(AIM) Review the material and extract every line in which the word "chart" occurs.

(SUPPLIED MATERIAL)
┏━━

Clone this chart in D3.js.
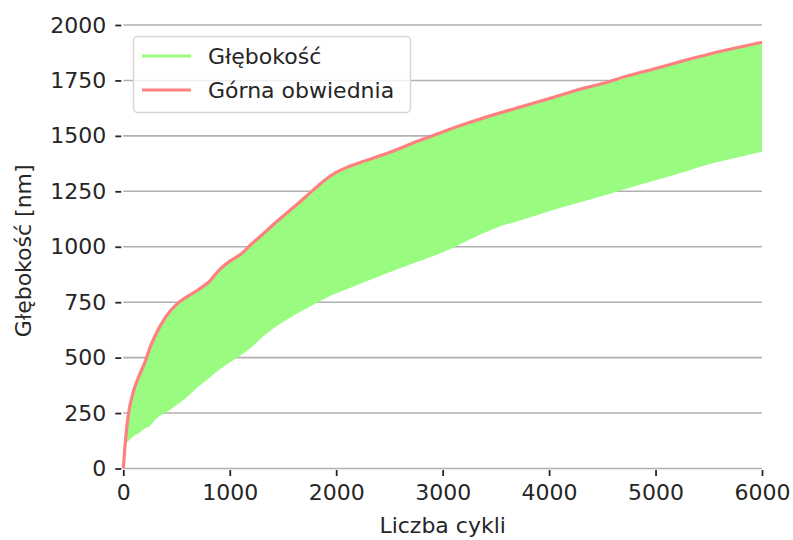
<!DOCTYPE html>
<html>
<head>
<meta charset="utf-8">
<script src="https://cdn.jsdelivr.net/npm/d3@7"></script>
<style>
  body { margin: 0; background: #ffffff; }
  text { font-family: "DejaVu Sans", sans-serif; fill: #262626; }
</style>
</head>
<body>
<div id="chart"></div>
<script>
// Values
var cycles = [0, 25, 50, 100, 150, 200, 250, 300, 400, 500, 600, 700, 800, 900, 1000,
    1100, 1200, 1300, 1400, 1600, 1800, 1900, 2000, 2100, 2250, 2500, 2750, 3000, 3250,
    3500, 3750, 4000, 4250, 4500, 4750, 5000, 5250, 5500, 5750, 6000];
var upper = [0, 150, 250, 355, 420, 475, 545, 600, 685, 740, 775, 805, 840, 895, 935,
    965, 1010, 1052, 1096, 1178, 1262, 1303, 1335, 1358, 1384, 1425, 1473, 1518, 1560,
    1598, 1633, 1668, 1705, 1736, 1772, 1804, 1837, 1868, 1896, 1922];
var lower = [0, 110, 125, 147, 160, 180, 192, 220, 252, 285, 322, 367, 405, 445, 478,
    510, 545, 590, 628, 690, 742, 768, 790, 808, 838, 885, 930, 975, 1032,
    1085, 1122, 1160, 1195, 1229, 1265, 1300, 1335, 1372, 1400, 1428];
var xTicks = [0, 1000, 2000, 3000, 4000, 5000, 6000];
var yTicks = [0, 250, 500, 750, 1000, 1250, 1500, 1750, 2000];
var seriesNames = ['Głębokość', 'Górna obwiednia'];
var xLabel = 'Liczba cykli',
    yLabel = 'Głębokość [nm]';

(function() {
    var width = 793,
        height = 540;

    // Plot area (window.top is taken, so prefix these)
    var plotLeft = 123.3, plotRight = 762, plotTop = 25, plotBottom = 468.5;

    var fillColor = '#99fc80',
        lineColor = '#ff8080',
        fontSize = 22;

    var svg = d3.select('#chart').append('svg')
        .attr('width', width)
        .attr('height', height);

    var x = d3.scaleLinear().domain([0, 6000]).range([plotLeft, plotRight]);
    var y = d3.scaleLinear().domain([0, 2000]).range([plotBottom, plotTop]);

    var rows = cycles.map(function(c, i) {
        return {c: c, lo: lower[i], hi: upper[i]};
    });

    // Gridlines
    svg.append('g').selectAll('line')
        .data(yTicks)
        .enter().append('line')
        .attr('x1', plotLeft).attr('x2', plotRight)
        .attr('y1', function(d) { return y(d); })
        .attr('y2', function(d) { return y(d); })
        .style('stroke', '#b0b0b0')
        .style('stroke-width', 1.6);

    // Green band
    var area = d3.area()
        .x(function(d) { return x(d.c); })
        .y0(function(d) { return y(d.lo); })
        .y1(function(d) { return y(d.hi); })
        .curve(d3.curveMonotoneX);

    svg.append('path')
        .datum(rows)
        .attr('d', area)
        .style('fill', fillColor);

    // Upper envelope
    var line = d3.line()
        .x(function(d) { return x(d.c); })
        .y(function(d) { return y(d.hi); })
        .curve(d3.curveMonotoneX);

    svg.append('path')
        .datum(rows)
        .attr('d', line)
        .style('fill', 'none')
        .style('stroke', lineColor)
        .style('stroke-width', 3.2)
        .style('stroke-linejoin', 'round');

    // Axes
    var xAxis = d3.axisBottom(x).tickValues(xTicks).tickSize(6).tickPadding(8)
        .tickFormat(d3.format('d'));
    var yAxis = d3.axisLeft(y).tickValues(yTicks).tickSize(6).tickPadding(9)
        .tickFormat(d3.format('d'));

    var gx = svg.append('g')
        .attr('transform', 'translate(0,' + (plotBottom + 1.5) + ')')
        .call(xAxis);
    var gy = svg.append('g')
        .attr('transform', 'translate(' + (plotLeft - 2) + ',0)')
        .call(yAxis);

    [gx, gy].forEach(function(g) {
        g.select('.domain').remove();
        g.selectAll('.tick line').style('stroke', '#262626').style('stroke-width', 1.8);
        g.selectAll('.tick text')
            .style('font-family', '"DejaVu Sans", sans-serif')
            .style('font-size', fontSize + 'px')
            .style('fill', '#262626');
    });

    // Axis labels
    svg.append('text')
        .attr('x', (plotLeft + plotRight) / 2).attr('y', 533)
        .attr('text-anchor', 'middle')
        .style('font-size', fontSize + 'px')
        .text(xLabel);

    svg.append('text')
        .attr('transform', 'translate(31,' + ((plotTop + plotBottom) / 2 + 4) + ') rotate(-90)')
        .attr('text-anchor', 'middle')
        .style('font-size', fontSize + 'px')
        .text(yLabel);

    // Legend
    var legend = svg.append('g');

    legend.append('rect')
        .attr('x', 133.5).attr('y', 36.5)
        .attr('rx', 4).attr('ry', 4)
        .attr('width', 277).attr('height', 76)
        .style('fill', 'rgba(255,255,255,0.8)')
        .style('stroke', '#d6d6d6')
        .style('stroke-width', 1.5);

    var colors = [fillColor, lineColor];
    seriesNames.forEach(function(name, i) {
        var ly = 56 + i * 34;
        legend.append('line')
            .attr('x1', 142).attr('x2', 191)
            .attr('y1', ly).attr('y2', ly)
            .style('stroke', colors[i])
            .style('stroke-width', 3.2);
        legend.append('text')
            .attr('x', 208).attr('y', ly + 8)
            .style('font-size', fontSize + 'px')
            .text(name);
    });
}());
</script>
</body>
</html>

┗━━

(ANSWER TO THE PROBLEM)
Clone this chart in D3.js.
<div id="chart"></div>
    var svg = d3.select('#chart').append('svg')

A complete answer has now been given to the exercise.